## Stated exercise
Your task is to copy a single run of lines that starts at the line with "Convert this chart to matplotlib code." and stops at the line with "from matplotlib import font_manager", keeping both ends. Copy nothing else.

-- BEGIN Data shown --

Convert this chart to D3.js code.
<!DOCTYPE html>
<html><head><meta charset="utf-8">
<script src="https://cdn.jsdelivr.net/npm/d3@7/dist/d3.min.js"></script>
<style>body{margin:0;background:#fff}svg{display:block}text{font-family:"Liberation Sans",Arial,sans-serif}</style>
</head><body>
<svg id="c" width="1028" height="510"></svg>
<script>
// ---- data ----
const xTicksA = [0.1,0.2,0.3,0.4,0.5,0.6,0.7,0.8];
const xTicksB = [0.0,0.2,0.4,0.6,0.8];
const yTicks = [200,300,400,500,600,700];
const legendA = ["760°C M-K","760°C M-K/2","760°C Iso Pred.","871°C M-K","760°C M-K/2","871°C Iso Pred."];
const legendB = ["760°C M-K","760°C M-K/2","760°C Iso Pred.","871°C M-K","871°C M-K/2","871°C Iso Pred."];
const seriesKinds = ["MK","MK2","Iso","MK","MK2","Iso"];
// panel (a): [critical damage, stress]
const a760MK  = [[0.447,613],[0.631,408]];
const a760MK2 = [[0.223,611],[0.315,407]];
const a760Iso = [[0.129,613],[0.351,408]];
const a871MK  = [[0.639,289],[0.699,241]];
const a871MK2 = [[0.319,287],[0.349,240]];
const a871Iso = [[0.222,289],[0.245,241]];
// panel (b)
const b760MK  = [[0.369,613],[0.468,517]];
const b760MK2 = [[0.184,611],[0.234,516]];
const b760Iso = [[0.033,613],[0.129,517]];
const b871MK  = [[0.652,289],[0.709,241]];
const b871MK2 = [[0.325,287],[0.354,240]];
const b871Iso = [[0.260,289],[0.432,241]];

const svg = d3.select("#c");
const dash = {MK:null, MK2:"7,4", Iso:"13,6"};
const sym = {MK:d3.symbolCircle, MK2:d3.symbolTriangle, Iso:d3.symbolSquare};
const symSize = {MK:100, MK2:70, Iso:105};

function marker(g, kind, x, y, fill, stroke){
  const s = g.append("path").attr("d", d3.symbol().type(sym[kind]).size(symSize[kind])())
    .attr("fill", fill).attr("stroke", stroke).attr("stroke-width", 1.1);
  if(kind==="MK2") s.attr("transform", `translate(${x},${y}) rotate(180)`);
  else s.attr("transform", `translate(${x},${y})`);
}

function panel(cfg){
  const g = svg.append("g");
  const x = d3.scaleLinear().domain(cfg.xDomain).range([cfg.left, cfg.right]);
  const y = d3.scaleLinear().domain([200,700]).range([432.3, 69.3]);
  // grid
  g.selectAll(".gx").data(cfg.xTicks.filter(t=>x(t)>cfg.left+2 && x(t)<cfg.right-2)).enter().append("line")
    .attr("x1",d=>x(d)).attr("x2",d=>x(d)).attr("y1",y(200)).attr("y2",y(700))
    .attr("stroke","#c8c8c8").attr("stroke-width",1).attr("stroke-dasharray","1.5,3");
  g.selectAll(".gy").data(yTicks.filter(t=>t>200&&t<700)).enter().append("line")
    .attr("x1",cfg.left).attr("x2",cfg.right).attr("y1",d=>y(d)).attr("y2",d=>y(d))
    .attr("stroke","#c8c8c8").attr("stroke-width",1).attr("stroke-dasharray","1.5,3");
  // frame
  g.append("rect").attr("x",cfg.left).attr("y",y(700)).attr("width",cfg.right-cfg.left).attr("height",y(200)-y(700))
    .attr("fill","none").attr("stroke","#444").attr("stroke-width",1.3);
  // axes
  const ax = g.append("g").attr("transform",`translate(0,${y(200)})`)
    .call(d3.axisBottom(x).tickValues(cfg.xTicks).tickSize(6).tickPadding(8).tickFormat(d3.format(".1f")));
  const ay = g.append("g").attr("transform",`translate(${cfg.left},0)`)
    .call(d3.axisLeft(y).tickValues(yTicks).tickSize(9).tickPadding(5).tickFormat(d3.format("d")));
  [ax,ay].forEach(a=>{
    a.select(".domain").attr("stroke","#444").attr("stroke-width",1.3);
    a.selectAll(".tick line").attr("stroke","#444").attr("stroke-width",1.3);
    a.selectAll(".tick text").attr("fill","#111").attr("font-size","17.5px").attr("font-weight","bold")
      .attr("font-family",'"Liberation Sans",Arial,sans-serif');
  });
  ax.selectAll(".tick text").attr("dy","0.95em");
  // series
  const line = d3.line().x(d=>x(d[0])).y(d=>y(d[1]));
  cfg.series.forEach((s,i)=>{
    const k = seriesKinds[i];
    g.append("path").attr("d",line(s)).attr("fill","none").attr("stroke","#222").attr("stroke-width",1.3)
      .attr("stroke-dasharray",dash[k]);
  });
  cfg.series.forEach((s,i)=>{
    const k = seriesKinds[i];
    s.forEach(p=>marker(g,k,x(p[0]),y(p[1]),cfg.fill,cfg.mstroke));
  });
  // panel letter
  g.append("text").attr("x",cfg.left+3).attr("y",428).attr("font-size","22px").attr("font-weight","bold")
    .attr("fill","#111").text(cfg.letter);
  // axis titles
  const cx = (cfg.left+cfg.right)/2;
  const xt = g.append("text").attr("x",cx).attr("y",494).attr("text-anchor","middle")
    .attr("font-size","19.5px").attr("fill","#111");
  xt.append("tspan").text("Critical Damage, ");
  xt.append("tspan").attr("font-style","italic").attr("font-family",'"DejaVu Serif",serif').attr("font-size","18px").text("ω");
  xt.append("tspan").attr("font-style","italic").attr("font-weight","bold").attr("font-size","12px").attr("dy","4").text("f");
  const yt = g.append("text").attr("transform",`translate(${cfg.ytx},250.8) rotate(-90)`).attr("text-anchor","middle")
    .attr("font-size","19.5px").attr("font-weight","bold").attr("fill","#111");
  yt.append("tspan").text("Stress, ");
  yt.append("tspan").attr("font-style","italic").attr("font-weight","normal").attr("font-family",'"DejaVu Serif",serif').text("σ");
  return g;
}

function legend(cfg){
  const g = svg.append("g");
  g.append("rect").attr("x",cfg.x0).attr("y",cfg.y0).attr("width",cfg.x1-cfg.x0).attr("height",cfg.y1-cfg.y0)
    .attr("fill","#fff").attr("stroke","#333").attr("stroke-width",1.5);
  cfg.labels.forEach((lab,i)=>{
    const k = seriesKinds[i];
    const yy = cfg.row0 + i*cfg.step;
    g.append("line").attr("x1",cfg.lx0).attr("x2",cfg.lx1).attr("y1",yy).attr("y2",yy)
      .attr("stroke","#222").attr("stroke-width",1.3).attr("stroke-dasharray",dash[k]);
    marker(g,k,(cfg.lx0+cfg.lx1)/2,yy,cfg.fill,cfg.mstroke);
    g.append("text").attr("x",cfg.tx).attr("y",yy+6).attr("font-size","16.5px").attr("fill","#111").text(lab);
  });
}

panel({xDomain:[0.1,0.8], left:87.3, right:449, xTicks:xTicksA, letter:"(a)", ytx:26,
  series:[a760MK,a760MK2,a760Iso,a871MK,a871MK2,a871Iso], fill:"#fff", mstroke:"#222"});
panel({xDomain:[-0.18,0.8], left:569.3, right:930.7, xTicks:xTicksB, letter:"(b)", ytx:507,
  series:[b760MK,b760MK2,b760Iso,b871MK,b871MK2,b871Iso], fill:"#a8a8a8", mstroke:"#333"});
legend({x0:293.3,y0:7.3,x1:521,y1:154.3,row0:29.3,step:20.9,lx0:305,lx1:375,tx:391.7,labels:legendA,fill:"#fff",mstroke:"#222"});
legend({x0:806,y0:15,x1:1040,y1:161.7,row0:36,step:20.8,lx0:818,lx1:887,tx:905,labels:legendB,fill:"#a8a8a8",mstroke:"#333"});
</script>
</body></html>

-- END Data shown --
-- BEGIN Data shown --

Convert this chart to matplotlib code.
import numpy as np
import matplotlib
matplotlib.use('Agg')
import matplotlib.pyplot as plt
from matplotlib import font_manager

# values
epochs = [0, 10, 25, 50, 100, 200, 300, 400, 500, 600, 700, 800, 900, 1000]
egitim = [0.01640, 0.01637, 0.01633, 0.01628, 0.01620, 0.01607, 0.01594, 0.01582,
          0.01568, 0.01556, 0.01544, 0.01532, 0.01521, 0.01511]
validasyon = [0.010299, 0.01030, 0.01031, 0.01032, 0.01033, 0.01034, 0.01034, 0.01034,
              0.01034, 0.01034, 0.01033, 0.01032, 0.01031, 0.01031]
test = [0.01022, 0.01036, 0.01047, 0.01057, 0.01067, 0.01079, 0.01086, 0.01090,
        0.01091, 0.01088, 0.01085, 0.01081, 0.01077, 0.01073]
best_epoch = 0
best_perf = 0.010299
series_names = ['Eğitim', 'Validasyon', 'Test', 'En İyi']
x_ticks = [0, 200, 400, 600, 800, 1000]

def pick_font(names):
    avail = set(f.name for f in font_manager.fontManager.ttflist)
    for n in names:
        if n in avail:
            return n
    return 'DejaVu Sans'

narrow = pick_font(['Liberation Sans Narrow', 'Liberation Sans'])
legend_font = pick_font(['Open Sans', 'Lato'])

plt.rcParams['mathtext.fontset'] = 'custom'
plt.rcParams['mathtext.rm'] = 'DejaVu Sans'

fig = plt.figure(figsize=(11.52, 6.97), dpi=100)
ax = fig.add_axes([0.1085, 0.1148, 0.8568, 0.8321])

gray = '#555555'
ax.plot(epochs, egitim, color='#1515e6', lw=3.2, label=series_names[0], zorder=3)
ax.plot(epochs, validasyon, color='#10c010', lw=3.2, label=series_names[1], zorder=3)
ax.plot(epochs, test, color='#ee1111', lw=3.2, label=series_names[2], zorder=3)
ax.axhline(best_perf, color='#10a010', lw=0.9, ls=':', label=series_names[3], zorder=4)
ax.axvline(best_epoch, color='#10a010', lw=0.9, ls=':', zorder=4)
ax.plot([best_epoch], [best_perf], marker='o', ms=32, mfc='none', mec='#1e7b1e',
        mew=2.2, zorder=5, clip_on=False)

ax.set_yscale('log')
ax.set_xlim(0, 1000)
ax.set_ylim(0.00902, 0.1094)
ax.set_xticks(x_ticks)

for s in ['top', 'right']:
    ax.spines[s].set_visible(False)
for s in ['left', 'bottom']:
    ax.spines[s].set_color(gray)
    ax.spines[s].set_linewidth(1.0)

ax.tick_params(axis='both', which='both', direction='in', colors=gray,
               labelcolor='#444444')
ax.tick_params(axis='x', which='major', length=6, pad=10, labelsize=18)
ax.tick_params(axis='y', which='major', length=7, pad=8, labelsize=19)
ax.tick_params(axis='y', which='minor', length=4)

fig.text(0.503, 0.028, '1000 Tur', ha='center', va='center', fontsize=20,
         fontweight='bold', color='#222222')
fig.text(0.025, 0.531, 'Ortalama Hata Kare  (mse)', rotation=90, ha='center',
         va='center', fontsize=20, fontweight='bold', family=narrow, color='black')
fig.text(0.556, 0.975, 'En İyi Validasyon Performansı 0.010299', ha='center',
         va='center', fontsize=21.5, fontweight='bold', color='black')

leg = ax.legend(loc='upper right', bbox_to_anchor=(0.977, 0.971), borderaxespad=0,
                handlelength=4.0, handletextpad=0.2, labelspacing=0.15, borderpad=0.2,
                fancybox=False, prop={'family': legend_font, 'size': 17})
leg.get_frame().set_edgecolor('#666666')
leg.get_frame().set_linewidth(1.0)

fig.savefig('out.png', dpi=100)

-- END Data shown --
-- BEGIN Data shown --

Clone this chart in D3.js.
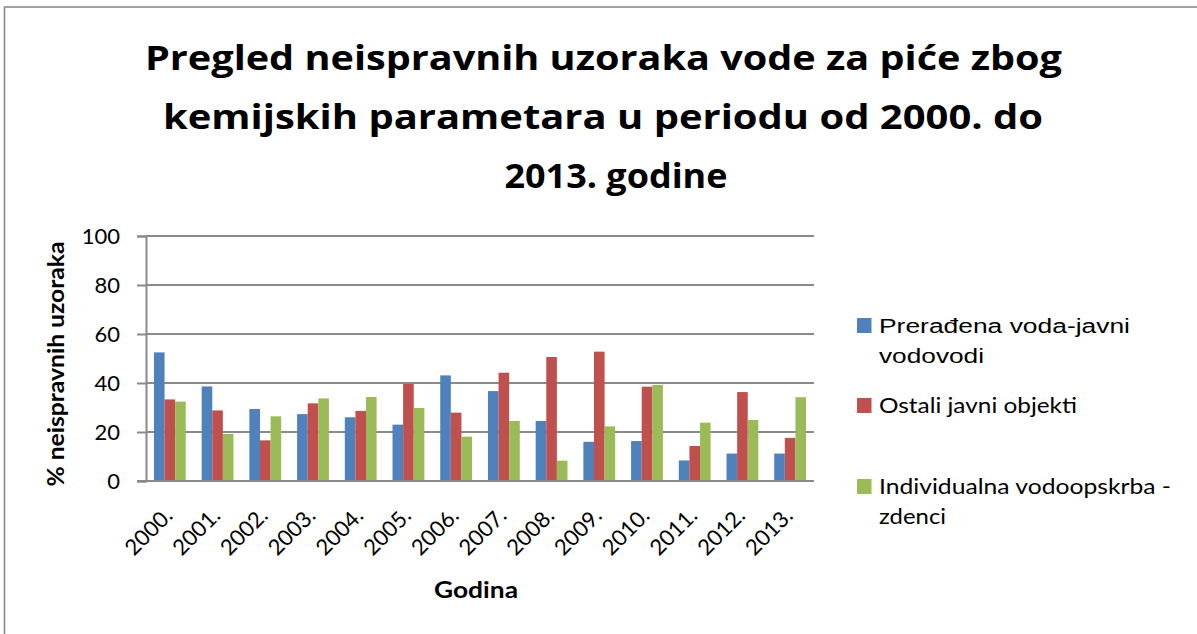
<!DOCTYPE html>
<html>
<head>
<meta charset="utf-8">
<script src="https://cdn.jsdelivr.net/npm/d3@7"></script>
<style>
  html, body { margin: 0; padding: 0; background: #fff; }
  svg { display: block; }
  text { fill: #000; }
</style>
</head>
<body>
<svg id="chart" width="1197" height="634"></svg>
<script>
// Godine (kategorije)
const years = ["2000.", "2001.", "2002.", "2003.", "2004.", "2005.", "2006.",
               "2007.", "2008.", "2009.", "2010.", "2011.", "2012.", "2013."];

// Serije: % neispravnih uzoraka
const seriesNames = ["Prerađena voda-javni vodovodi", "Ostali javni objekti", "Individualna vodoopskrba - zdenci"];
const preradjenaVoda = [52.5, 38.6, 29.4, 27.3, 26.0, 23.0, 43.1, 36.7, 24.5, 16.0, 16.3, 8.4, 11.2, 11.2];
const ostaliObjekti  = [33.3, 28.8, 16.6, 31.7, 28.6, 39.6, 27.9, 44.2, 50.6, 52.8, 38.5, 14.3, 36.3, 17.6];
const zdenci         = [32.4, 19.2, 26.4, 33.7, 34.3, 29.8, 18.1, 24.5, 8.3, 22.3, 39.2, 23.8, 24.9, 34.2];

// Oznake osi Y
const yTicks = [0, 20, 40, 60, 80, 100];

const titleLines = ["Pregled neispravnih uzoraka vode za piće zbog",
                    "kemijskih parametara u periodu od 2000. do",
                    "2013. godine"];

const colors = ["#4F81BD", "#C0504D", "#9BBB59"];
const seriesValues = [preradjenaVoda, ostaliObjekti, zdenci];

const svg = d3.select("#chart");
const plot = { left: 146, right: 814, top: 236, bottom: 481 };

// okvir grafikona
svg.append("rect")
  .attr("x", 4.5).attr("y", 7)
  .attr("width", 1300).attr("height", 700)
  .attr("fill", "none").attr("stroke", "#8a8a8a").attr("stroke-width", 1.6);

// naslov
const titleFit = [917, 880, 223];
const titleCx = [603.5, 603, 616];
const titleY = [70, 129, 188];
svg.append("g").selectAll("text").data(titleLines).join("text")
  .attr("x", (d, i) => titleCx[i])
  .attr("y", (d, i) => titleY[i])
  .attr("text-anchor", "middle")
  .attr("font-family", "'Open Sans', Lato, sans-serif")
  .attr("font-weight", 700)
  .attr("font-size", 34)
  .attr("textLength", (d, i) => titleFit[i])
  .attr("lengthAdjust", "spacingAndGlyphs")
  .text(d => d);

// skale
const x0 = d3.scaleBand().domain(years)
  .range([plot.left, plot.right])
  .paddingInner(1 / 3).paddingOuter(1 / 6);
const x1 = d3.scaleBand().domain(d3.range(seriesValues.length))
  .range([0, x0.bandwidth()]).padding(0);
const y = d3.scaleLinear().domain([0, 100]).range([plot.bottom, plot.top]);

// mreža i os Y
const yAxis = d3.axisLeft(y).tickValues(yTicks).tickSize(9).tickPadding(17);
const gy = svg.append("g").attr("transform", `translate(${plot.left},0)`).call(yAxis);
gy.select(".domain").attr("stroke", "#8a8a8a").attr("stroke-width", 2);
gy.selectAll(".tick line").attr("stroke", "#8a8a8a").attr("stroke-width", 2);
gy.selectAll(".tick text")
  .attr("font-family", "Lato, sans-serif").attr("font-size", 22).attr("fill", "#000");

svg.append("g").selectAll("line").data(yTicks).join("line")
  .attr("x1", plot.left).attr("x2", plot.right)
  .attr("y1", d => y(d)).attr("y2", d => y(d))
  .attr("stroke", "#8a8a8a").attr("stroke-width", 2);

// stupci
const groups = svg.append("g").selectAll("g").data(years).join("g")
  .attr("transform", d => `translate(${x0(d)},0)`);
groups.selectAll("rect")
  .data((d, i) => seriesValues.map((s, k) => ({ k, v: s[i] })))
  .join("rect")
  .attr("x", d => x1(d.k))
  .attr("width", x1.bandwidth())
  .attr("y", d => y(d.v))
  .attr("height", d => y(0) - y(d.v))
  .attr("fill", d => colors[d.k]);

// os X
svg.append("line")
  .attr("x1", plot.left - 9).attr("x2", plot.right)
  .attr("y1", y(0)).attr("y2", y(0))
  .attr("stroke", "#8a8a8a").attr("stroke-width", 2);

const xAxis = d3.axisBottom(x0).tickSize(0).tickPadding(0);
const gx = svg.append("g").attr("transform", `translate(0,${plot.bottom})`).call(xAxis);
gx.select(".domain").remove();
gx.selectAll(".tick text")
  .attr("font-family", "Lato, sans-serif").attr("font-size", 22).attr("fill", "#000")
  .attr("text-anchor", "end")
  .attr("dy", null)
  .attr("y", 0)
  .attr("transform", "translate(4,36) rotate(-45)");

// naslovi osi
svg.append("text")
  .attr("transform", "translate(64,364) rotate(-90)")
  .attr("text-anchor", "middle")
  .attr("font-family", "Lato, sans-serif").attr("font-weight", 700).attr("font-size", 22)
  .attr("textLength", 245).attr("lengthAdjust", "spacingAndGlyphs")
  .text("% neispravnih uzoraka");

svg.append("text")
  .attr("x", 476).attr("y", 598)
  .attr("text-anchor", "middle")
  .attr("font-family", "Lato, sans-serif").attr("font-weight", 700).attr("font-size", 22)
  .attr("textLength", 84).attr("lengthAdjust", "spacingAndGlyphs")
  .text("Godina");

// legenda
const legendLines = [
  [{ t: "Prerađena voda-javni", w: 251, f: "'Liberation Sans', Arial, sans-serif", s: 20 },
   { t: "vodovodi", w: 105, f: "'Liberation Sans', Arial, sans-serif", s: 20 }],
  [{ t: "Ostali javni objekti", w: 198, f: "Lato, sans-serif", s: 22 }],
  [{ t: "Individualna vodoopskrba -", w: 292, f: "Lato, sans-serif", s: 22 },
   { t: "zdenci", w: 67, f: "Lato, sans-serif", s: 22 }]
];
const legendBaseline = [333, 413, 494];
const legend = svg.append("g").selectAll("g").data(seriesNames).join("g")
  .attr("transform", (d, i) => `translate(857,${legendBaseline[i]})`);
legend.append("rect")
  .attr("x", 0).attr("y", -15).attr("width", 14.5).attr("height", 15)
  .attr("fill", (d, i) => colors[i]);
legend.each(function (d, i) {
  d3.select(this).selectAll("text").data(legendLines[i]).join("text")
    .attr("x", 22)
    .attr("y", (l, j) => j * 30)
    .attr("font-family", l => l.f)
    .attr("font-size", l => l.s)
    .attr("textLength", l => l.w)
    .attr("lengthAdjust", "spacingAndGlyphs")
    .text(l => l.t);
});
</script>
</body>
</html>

-- END Data shown --

## Task answer
Convert this chart to matplotlib code.
import numpy as np
import matplotlib
matplotlib.use('Agg')
import matplotlib.pyplot as plt
from matplotlib import font_manager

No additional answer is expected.